Le milizie serbe sono adesso impegnate nell’Ucraina orientale, prevalentemente nel Donbass dove a combattere non ci sono solo ucraini, ma anche volontari provenienti dalla Croazia.

Donbass, i volontari croati che non violano le leggi sul terrorismo

Tra i tanti combattenti stranieri ci sono anche cittadini croati.
A febbraio il ministro degli esteri croato Vesna Pusic ha detto: «Alcuni nostri soldati stanno combattendo in Ucraina a fianco dell’esercito di Kiev».
Su quanti siano i foreign fighters croati però il ministro non si è sbilanciato.
Quello che Pusic ha sottolineato è che i suoi concittadini non avrebbero violato alcuna legge in materia di terrorismo.
I croati infatti sarebbero andati a ingrossare le file del Battaglione Azov, unità paramilitare vicina a Pravy Sektor, l’estrema destra ucraina.
RECLUTATI SU INTERNET. Un gruppo che non è considerato terroristico dall’intelligence di Zagabria, esercito formato da volontari stranieri che vengono reclutati via internet.
Sulla pagina Facebook del Battagione Azov, tradotta anche in spagnolo, francese, italiano, vengono elencati gli esercizi che i neofiti devono compiere per andare in trincea.
Il nuovo test che le reclute devono passare si chiama Azov Spartan e consiste in una marcia di 10 chilometri, seguita da 2,5 chilometri con uno zaino di 70 chili sulle spalle per poi strisciare per 70 metri con lo zaino e tornare indietro.
Inoltre è richiesta capacità di resistenza a stress fisico e psicologico.
UNA IDEOLOGIA RAZZISTA. Combattere con Azov significa abbracciare un’ideologia di estrema destra, nazionalista e razzista.
I nemici sono i “neobolscevichi”e gli “euroasianisti”. Così vengono definiti i separatisti delle regioni autoproclamate di Donetsk e Lugansk.
Tra i più fervidi militanti croati c’è Denis Šeler, ex capo dei Bad Blue Boys, gli ultrà della Dinamo Zagabria.
Nel 2014, prima di aderire al Battaglione Azov, Seler ha ha affermato in un tweet: «Il conflitto in Ucraina è l’ultimo fronte della destra cristiana in Europa».

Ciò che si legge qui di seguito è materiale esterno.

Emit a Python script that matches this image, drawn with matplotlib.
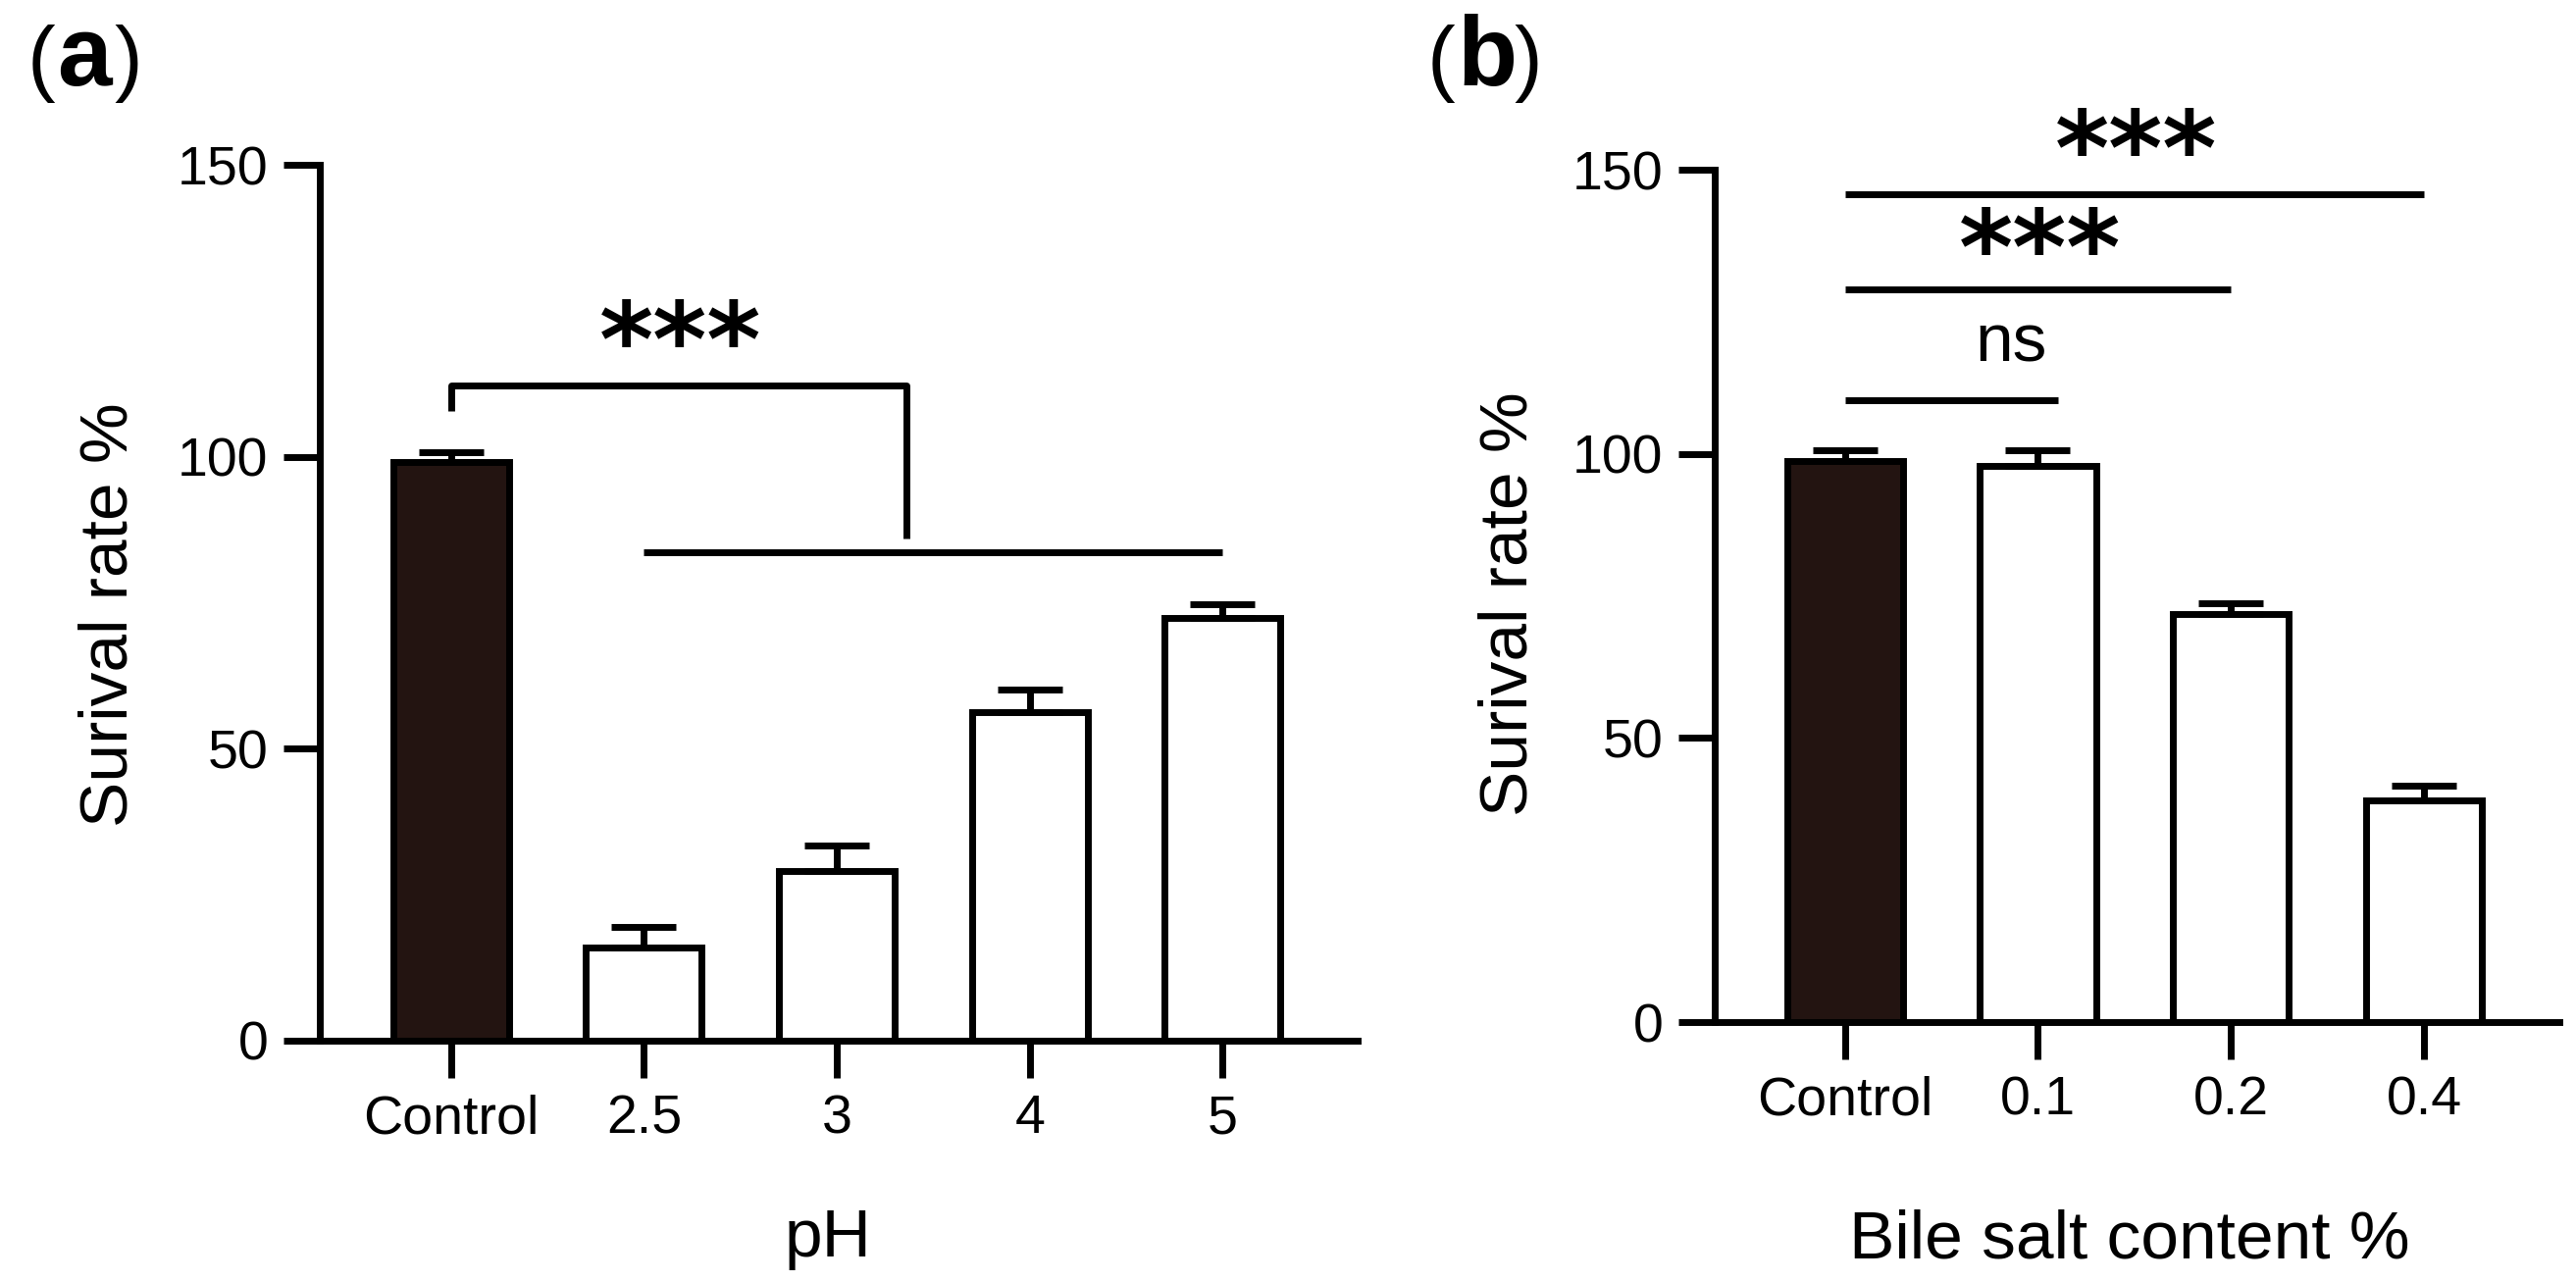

SOGNANDO LA RIVINCITA. Per lui l’Ucraina rappresenta il terreno dove la rivincita verso i serbi è possibile. Il campo da guerra dove riaffermare i principi cattolici contro quelli ortodossi.
Nemici giurati dei nazionalisti croati però sono anche gli Stati Uniti e l’Europa.
«Sta andando avanti una silenziosa aggressione della Russia nei confronti dell’Ucraina, simile a quella che abbiamo sperimentato nel 1991», ha affermato sempre Šeler affidandosi ai social network.
IL FAVORE VA RICAMBIATO. «I volontari se ne sono accorti e per questo sono partiti per aiutare gli ucraini». Durante la guerra degli Anni 90 molti ucraini accorsero a sostegno dei croati e per Šeler il favore va ricambiato.
A 20 anni dal conflitto in Jugoslavia, serbi e croati si scontrano ancora. L’artiglieria e i colpi dei kalashnikov continuano a farsi sentire. Non siamo né Belgrado né a Zagabria, ma nella città portuale di Mariupol, nell’Ucraina sudorientale.